You can just use unnest
from "tidyr":
library(tidyr)
unnest(df, b)
# a b
# 1 1 1
# 2 2 1
# 3 2 2
# 4 3 1
# 5 3 2
# 6 3 3
Using base R
, one option is stack
after naming the list
elements of 'b' column with that of the elements of 'a'. We can use setNames
to change the names.
stack(setNames(df$b, df$a))
Or another option would be to use unstack
to automatically name the list element of 'b' with 'a' elements and then do the stack
to get a data.frame
output.
stack(unstack(df, b~a))
Or we can use a convenient function listCol_l
from splitstackshape
to convert the list
to data.frame
.
library(splitstackshape)
listCol_l(df, 'b')
Here's one way, with data.table
:
require(data.table)
data.table(df)[,as.integer(unlist(b)),by=a]
If b
is stored consistently, as.integer
can be skipped. You can check with
unique(sapply(df$b,class))
# [1] "numeric" "integer"
Here's another base solution, far less elegant than any other solution posted thus far. Posting for the sake of completeness, though personally I would recommend akrun's base solution.

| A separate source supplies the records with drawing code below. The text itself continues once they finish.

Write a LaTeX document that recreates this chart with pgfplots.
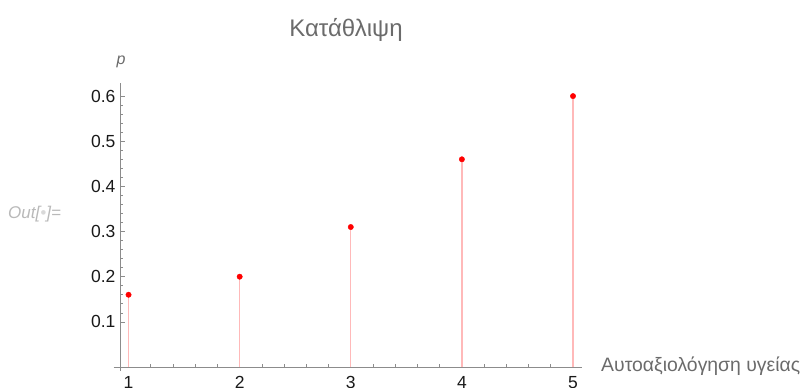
\documentclass[border=0pt]{standalone}
\usepackage{pgfplots}
\pgfplotsset{compat=1.18}
\usepackage{fontspec}
\setmainfont{Liberation Sans}

\definecolor{axisgray}{gray}{0.55}
\definecolor{labelgray}{gray}{0.42}
\definecolor{ticktext}{gray}{0.1}
\definecolor{stem}{RGB}{255,185,185}

\begin{document}
\begin{tikzpicture}
\begin{axis}[
  at={(120pt,21pt)}, anchor=south west,
  scale only axis,
  width=462pt, height=284pt,
  xmin=0.923, xmax=5.081,
  ymin=0, ymax=0.629,
  axis lines=left,
  axis line style={-, axisgray, line width=0.8pt},
  clip=false,
  xtick={1,2,3,4,5},
  ytick={0.1,0.2,0.3,0.4,0.5,0.6},
  yticklabels={0.1,0.2,0.3,0.4,0.5,0.6},
  minor x tick num=4,
  minor y tick num=4,
  tick align=inside,
  major tick length=5pt,
  minor tick length=3pt,
  tick style={axisgray, line width=0.6pt},
  /pgf/number format/assume math mode=true,
  ticklabel style={font=\fontsize{17.5}{17.5}\selectfont, text=ticktext},
  xticklabel style={yshift=-6pt},
  yticklabel style={xshift=-1pt},
]
  % stems
  \addplot[ycomb, stem, line width=1.3pt, mark=none] coordinates {
    (1,0.16) (2,0.20) (3,0.31) (4,0.46) (5,0.60)
  };
  % points
  \addplot[only marks, mark=*, mark size=2.7pt, color=red] coordinates {
    (1,0.16) (2,0.20) (3,0.31) (4,0.46) (5,0.60)
  };
  % short overhang of the axes past their crossing
  \draw[axisgray, line width=0.8pt] (axis cs:0.865,0) -- (axis cs:0.923,0);
  \draw[axisgray, line width=0.8pt] (axis cs:0.923,0) -- (axis cs:0.923,-0.009);
\end{axis}
% title
\node[anchor=base, text=labelgray, font=\fontsize{24}{24}\selectfont] at (346pt,351pt) {Κατάθλιψη};
% axis labels
\node[anchor=base, text=labelgray, font=\fontsize{16}{16}\itshape] at (121pt,323pt) {p};
\node[anchor=base west, inner sep=0pt, text=labelgray, font=\fontsize{19.4}{19.4}\selectfont] at (601pt,16pt) {Αυτοαξιολόγηση υγείας};
% output cell marker
\node[anchor=base west, inner sep=0pt, text=gray!55, font=\fontsize{17}{17}\itshape] at (8pt,169pt) {Out[{\color{gray!30}•}]=};
% fixed page frame
\pgfresetboundingbox
\useasboundingbox (0pt,0pt) rectangle (803pt,388pt);
\end{tikzpicture}
\end{document}
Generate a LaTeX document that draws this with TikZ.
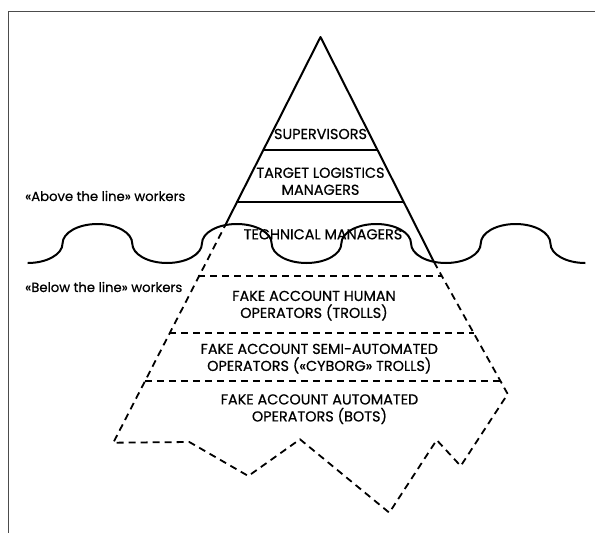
\documentclass[tikz,border=0pt]{standalone}
\usepackage{fontspec}
\setmainfont{Poppins}
\newfontfamily\labfont{Poppins}[FakeBold=0.6]
\begin{document}
\begin{tikzpicture}[x=1pt,y=1pt,
  solidline/.style={line width=2pt,line join=round},
  dashline/.style={line width=1.8pt,dash pattern=on 7pt off 5pt},
  waveline/.style={line width=2pt},
  framel/.style={line width=1.6pt,draw=black!70},
  tier/.style={font=\labfont\fontsize{14.4}{17}\selectfont,align=center,inner sep=0pt},
  side/.style={font=\labfont\fontsize{13.2}{15}\selectfont,anchor=west,inner sep=0pt}]
\useasboundingbox (0,0) rectangle (595,-533);
% frame
\coordinate (fbl) at (8.3,-533);
\coordinate (ftl) at (8.3,-11.5);
\coordinate (ftr) at (595,-11.5);
\draw[framel] (fbl) -- (ftl) -- (ftr);
% pyramid coordinates
\coordinate (apex) at (320.5,-37);
\coordinate (wl) at (225.5,-224.8);
\coordinate (wr) at (434,-262);
\coordinate (rc) at (507.7,-394);
\coordinate (z1) at (460.7,-466);
\coordinate (z2) at (436.7,-440);
\coordinate (z3) at (389.3,-512.7);
\coordinate (z4) at (300,-439.3);
\coordinate (z5) at (248.3,-476);
\coordinate (z6) at (189.3,-442);
\coordinate (bl) at (113.3,-442.7);
% level lines
\coordinate (s1l) at (262.8,-150);
\coordinate (s1r) at (377.5,-150);
\coordinate (s2l) at (236.2,-202.3);
\coordinate (s2r) at (403.7,-202.3);
\coordinate (d1l) at (198.4,-276);
\coordinate (d1r) at (441.8,-276);
\coordinate (d2l) at (169.2,-333.3);
\coordinate (d2r) at (473.7,-333.3);
\coordinate (d3l) at (144.8,-381);
\coordinate (d3r) at (500.5,-381);
% water
\draw[waveline] (27.7,-263)
  arc[start angle=270,end angle=360,x radius=34.85,y radius=19.5]
  arc[start angle=180,end angle=0,x radius=34.85,y radius=19.5]
  arc[start angle=180,end angle=360,x radius=34.85,y radius=19.5]
  arc[start angle=180,end angle=0,x radius=34.85,y radius=19.5]
  arc[start angle=180,end angle=360,x radius=34.85,y radius=19.5]
  arc[start angle=180,end angle=0,x radius=34.85,y radius=19.5]
  arc[start angle=180,end angle=360,x radius=34.85,y radius=19.5]
  arc[start angle=180,end angle=0,x radius=34.85,y radius=19.5]
  arc[start angle=180,end angle=270,x radius=34.85,y radius=19.5];
% visible tip
\draw[solidline] (wl) -- (apex) -- (wr);
\draw[solidline] (s1l) -- (s1r);
\draw[solidline] (s2l) -- (s2r);
% submerged part
\draw[dashline] (wr) -- (rc) -- (z1) -- (z2) -- (z3) -- (z4) -- (z5) -- (z6) -- (bl) -- (wl);
\draw[dashline] (d1l) -- (d1r);
\draw[dashline] (d2l) -- (d2r);
\draw[dashline] (d3l) -- (d3r);
% texts
\node[tier] (sup) at (320.5,-134) {SUPERVISORS};
\node[tier] (tlm) at (320.5,-181.3) {TARGET LOGISTICS\\MANAGERS};
\node[tier] (tec) at (323,-234.3) {TECHNICAL MANAGERS};
\node[tier] (fah) at (314,-305.7) {FAKE ACCOUNT HUMAN\\OPERATORS (TROLLS)};
\node[tier] (fas) at (319.3,-358.7) {FAKE ACCOUNT SEMI-AUTOMATED\\OPERATORS («CYBORG» TROLLS)};
\node[tier] (faa) at (319.5,-409.2) {FAKE ACCOUNT AUTOMATED\\OPERATORS (BOTS)};
\node[side] (above) at (25,-196) {«Above the line» workers};
\node[side] (below) at (25,-287) {«Below the line» workers};
\end{tikzpicture}
\end{document}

with(df, cbind(a = rep(a, sapply(b, length)), b = do.call(c, b)))
This constructs the first column as the elements of a
, where each is repeated to match the length of the corresponding list item from b
. The second column is b
"flattened" using do.call()
with c()
.
As Ananda Mahto pointed out in a comment, sapply(b, length)
can be replaced with lengths(b)
in the most recent version of R (3.2, if I'm not mistaken).